Show Review + Setlist: Willie Nelson and Family at the Pageant, Thursday, March 11
Before Willie Nelson and Family took the stage last night at the Pageant, one integral member of the band sat alone, illuminated by a single spotlight. It was Trigger, Willie's stalwart 1969 Martin classical guitar, beaten and bared in its gaping-hole glory. Trigger has been with Willie for more than 40 years, and it's no longer a surprise that the guitar, like the man, just keeps going. Also not a surprise that last night Willie delivered a typically crowd-pleasing set to a full and genial house, carrying on under the American icon status he's held for decades.
Todd Owyoung Willie Nelson at Farm Aid, 10/4/09, the Verizon Wireless Amphitheater. Read that review.
While Willie Nelson may be a counterculture outlaw, he doesn't buck the popular opinion of his loyal fans: He plays the songs they adore and expect to hear. While I was fine that Willie played no tracks from his last album American Classic, a set of jazzy standards that lacked his earthy spark, I was hoping to hear a sample from his upcoming album Country Music, to be released on April 20. But the setlist was pure Willie, with 26 songs and two medleys clocking in at just under 90 minutes, and it deviated little from the set he played last summer on the small stadium tour. Even the way the band tore through three big hits straight out the gate - before setting in on their true rhythm - seems to have become standard.
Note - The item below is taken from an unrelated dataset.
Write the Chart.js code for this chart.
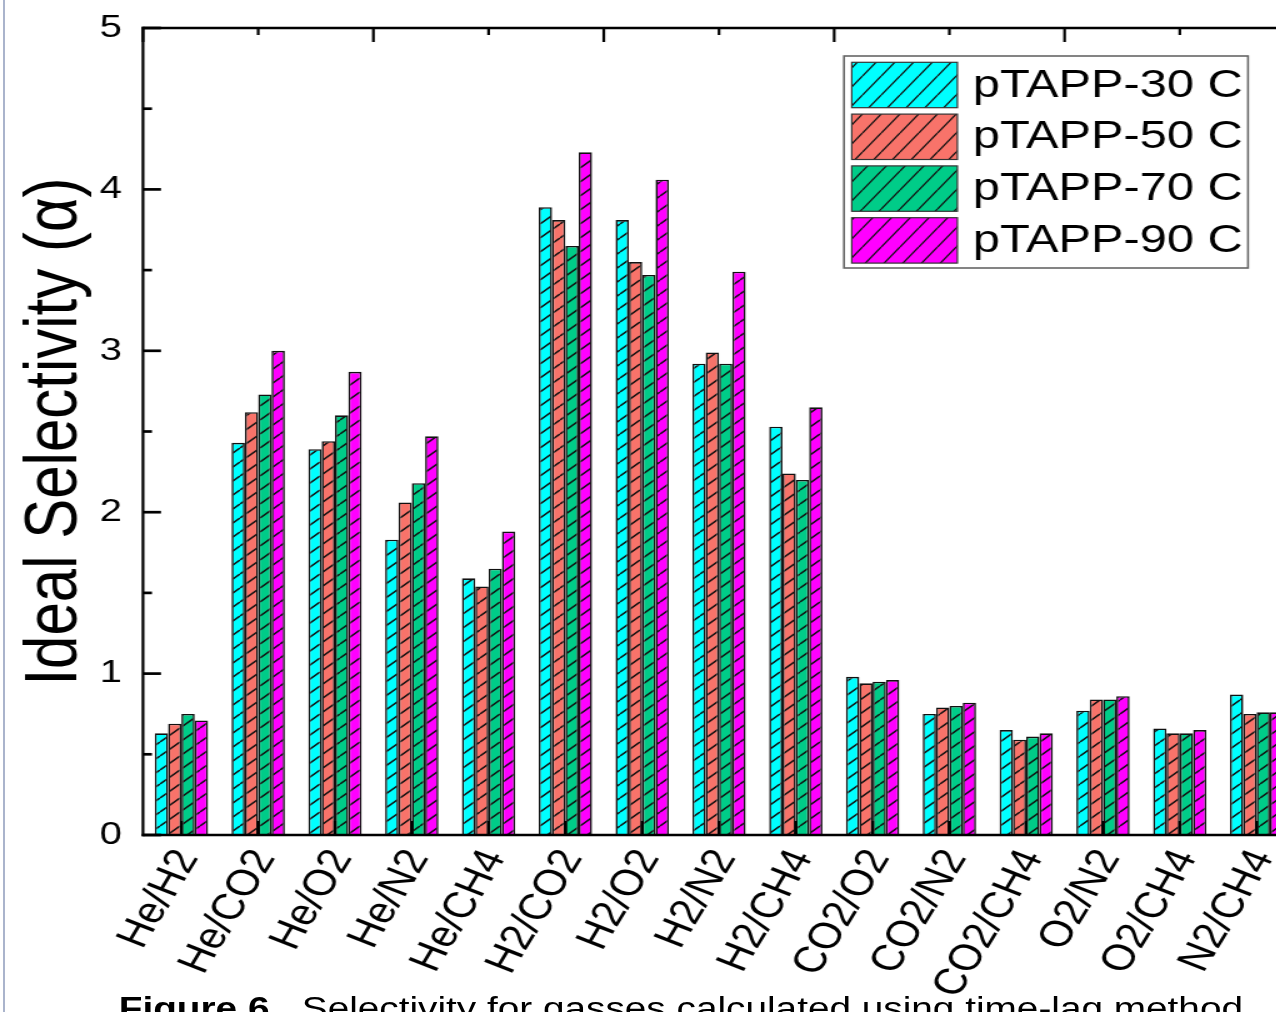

By the time the band switched into "Crazy" - the next breath after "Funny How Time Slips Away" - Willie and the rest seemed warmed up and got steadily looser as the show went on. He began shredding, and his voice, along with his signature guitar tone, rose to the forefront - unique, ageless, wry and wistful in equal parts. Man and instrument often seemed in conversation, as on "Angel Flying Too Close to the Ground," (the first slowed-down moment thirteen songs in), when the lonely guitar filled in the spaces, seeming like it was trying to explain the things its player left unsaid.
Willie's voice can ring out as plaintive as a harmonica, and harp player Mickey Raphael's exceptional performance last night cemented this link in my mind. Sometimes the harmonica sounded like a train whistle, sometimes like a song's inner monologue, and on one particular song, like an accordion on an Italian street corner.
That song was the immortal "Always On My Mind," which would have been easy to phone in from a far-off planet. Instead it was the song of the night that Willie imbued with slow and considered tenderness, as though he were listening to the words himself. Behind me sat a middle-aged couple who drove up from Cape Girardeau, a mix of easy-going sweetness and blue humor. After telling us that their 30-year anniversary was approaching, the husband made blustery jokes about PT's strip club while the wife rolled her eyes. In the middle of this song, he whispered I love you's to his wife, and she whispered them back.
Photo: Egan O'Keefe One of many fans last night that looked like Willie Nelson. See 29 more look-a-likes, right here.
For Willie fans like them, it doesn't matter that they've heard it before. It doesn't matter that the show was non-smoking, per the band's request. It only matters that Willie is free and healthy enough to get everyone together to do it again. And for those affectionate few hoping to glimpse an auburn-and-gray braid after the show, it isn't too much to ask to wait out back between two tour buses, laughing, shivering and sucking in (bio) diesel fumes. It's only natural.